Опубликовано в журнале Знамя, номер 6, 2005
В настоящем времени
Новые имена // Октябрь, 2004, № 12; Нева, 2005, № 1.
Существование подборок произведений молодых авторов сегодня вызывает у меня удивление и восхищение. Кажется, что само их формирование похоже на просеивание тонн песка — тысяч и тысяч имен. На одном только сайте Поэзия.ру зарегистрировано больше семидесяти тысяч поэтов, на Прозе.ру — больше двадцати тысяч прозаиков, и сколько раз в печати уже повторили, что на соискание премии Дебют в 2004 году пришло больше сорока тысяч подборок произведений молодых писателей. Для читателя, который хочет познакомиться с их творчеством, такие журнальные публикации и отдельные сборники поэзии и прозы — спасательный круг.
“Нева” и “Октябрь” традиционно отдают молодым авторам многие страницы своих околоновогодних номеров. Отталкиваясь от такого общеупотребительного и такого условного определения — “молодые”, замечу, что это, конечно, не “Дебют” с его возрастным цензом до 25, а скорее ежегодный форум молодых писателей России в Липках, о возрасте участников которого в “Книжном обозрении” было сказано: “Все же не поднимается выше сорокалетней отметки”. Здесь выше тоже не поднимается, разброс — от 18 до 39 лет.
Конечно, дело не в возрасте, но сразу хочется сказать об определенном коварстве рубрики “новые имена”. Яркий пример: у одного из поэтов, опубликованных в “Октябре”, первый сборник стихов вышел десять лет назад. По возрасту Сергей Панцирев, которому сейчас 36 лет, вполне вписывается в круг “старших молодых” — Сухбата Афлатуни (псевдоним Евгения Абдуллаева), Алексея Крабова (Филиппов) и Михаила Дичева (Дергачев), Алексея Кофанова, а Олег Железков даже и старше. Понятно, что у многих уже выходили собственные сборники, кто-то известен в сети, участвовал во многочисленных литературных форумах, встречах, вечерах, семинарах… И все-таки есть опасность числиться в кругу новых имен — можно так и не прозвучать.
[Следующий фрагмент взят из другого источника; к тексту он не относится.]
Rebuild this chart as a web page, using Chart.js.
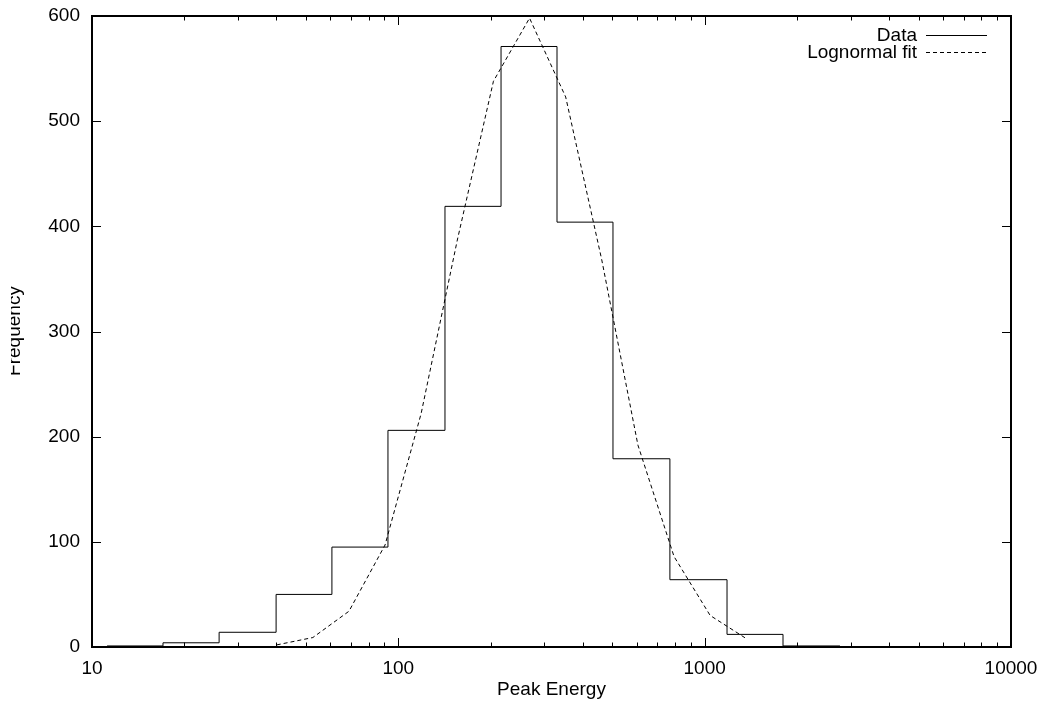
<!DOCTYPE html>
<html>
<head>
<meta charset="utf-8">
<title>Peak Energy histogram</title>
<script src="https://cdn.jsdelivr.net/npm/chart.js@4/dist/chart.umd.min.js"></script>
<style>
  html, body { margin: 0; padding: 0; background: #fff; }
  #chart { display: block; }
</style>
</head>
<body>
<canvas id="chart" width="1040" height="704"></canvas>
<script>
// histogram bin edges (log-spaced) and counts
const binEdges = [11.2, 17.05, 26.0, 39.9, 60.7, 92.5, 142, 216.4, 329.6, 502, 770, 1183, 1802, 2765];
const binCounts = [1, 4, 14, 50, 95, 206, 419, 571, 404, 179, 64, 12, 1];

// lognormal fit curve points
const fitEnergy = [40.1, 52.6, 69.0, 90.5, 118.7, 155.8, 204.4, 268.1, 351.8, 461.5, 605.5, 794.4, 1042, 1367];
const fitFreq = [2, 9, 34, 97, 222, 387, 538, 598, 523, 368, 192, 86, 30, 8];

const xTicks = [10, 100, 1000, 10000];
const yTicks = [0, 100, 200, 300, 400, 500, 600];

const seriesLabels = ["Data", "Lognormal fit"];
const xTitle = "Peak Energy";
const yTitle = "Frequency";

Chart.defaults.font.family = "'Liberation Sans', Arial, Helvetica, sans-serif";
Chart.defaults.font.size = 19;
Chart.defaults.color = "#000";

// histogram as a stepped line: each edge carries the count of the bin to its right
const histPoints = binEdges.map((e, i) => ({ x: e, y: binCounts[Math.min(i, binCounts.length - 1)] }));
const fitPoints = fitEnergy.map((e, i) => ({ x: e, y: fitFreq[i] }));

// gnuplot style frame: box border, inward ticks on all four sides
const frameTicks = {
    id: "frameTicks",
    afterDatasetsDraw(chart) {
        const { ctx, chartArea: a, scales } = chart;
        const xs = scales.x, ys = scales.y;
        ctx.save();
        ctx.strokeStyle = "#000";
        ctx.lineWidth = 1;
        ctx.beginPath();
        for (let d = 10; d < 10000; d *= 10) {
            for (let m = 1; m <= 9; m++) {
                const px = Math.round(xs.getPixelForValue(d * m)) + 0.5;
                const len = m === 1 ? 9 : 4.5;
                ctx.moveTo(px, a.bottom); ctx.lineTo(px, a.bottom - len);
                ctx.moveTo(px, a.top); ctx.lineTo(px, a.top + len);
            }
        }
        yTicks.forEach(v => {
            const py = Math.round(ys.getPixelForValue(v)) + 0.5;
            ctx.moveTo(a.left, py); ctx.lineTo(a.left + 9, py);
            ctx.moveTo(a.right, py); ctx.lineTo(a.right - 9, py);
        });
        ctx.stroke();

        ctx.lineWidth = 2;
        ctx.strokeRect(a.left, a.top, a.right - a.left, a.bottom - a.top);

        // axis titles
        ctx.fillStyle = "#000";
        ctx.font = "19px 'Liberation Sans', Arial, sans-serif";
        ctx.textAlign = "center";
        ctx.textBaseline = "middle";
        ctx.fillText(xTitle, (a.left + a.right) / 2, 690);

        ctx.save();
        ctx.beginPath();
        ctx.rect(11, 0, 100, chart.height);
        ctx.clip();
        ctx.translate(19.5, 331);
        ctx.rotate(-Math.PI / 2);
        ctx.textBaseline = "alphabetic";
        ctx.fillText(yTitle, 0, 0);
        ctx.restore();

        // legend, top right, text right-aligned with line sample after it
        const ds = chart.data.datasets;
        ctx.textAlign = "right";
        ctx.textBaseline = "middle";
        ds.forEach((d, i) => {
            const y = 35.5 + i * 17.5;
            ctx.fillText(d.label, 917, y);
            ctx.beginPath();
            ctx.setLineDash(d.borderDash || []);
            ctx.lineWidth = 1;
            ctx.moveTo(926, Math.round(y) - 0.5);
            ctx.lineTo(987, Math.round(y) - 0.5);
            ctx.stroke();
        });
        ctx.setLineDash([]);
        ctx.restore();
    }
};

new Chart(document.getElementById("chart"), {
    type: "line",
    data: {
        datasets: [
            {
                label: seriesLabels[0],
                data: histPoints,
                stepped: "before",
                borderColor: "#000",
                borderWidth: 1,
                pointRadius: 0,
                fill: false
            },
            {
                label: seriesLabels[1],
                data: fitPoints,
                borderColor: "#000",
                borderWidth: 1,
                borderDash: [4, 3],
                pointRadius: 0,
                tension: 0,
                fill: false
            }
        ]
    },
    plugins: [frameTicks],
    options: {
        responsive: false,
        animation: false,
        devicePixelRatio: 1,
        layout: { padding: { left: 0, top: 16, right: 29, bottom: 0 } },
        plugins: {
            legend: { display: false },
            tooltip: { enabled: false }
        },
        scales: {
            x: {
                type: "logarithmic",
                min: 10,
                max: 10000,
                afterBuildTicks: s => { s.ticks = xTicks.map(v => ({ value: v })); },
                afterFit: s => { s.height = 57; s.paddingLeft = 0; s.paddingRight = 0; },
                ticks: {
                    autoSkip: false,
                    maxRotation: 0,
                    padding: 10,
                    color: "#000",
                    callback: v => String(v)
                },
                grid: { display: false, drawTicks: false },
                border: { display: false }
            },
            y: {
                min: 0,
                max: 600,
                afterBuildTicks: s => { s.ticks = yTicks.map(v => ({ value: v })); },
                afterFit: s => { s.width = 92; s.paddingTop = 0; s.paddingBottom = 0; },
                ticks: { padding: 12, color: "#000" },
                grid: { display: false, drawTicks: false },
                border: { display: false }
            }
        }
    }
});
</script>
</body>
</html>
Чего обычно ждут от молодых? Дальнейшего восхождения? Какого-то нового звучания? Продолжения традиций, включения в литературный процесс или, может быть, нарушения его привычного хода? Да, если говорить о них в целом, что на самом деле едва ли возможно. Само словосочетание “новые имена” заставляет думать об изменениях, нарушении автоматизма восприятия. Бросается в глаза, как молодые авторы, представленные в “Неве” и “Октябре”, боятся этого автоматизма, застывания. Но это выражается не в стремлении удивить какими-то новыми небывалыми литературными экспериментами, здесь речь идет о страхе перед погружением в привычку в обычной жизни, не в литературе. “Сплошной презент индефинит” (Ксения Толоконникова, “Октябрь”, “Настоящее простое”) пугает и нередко вызывает отвращение: “Кто знает, сколько дней мне придется делать одно и то же. Если об этом думать, можно с ума сойти”. Сойти с ума, состариться или потерять собственный язык, как персонаж зарисовки Анастасии Ермаковой (“Октябрь”), дежурная по эскалатору, влюбленная в одного из пассажиров. Единственное, что она оказывается в состоянии ему сказать, когда у нее случайно появляется такой шанс: “Стоять справа, проходить слева!” — своих слов у нее больше нет.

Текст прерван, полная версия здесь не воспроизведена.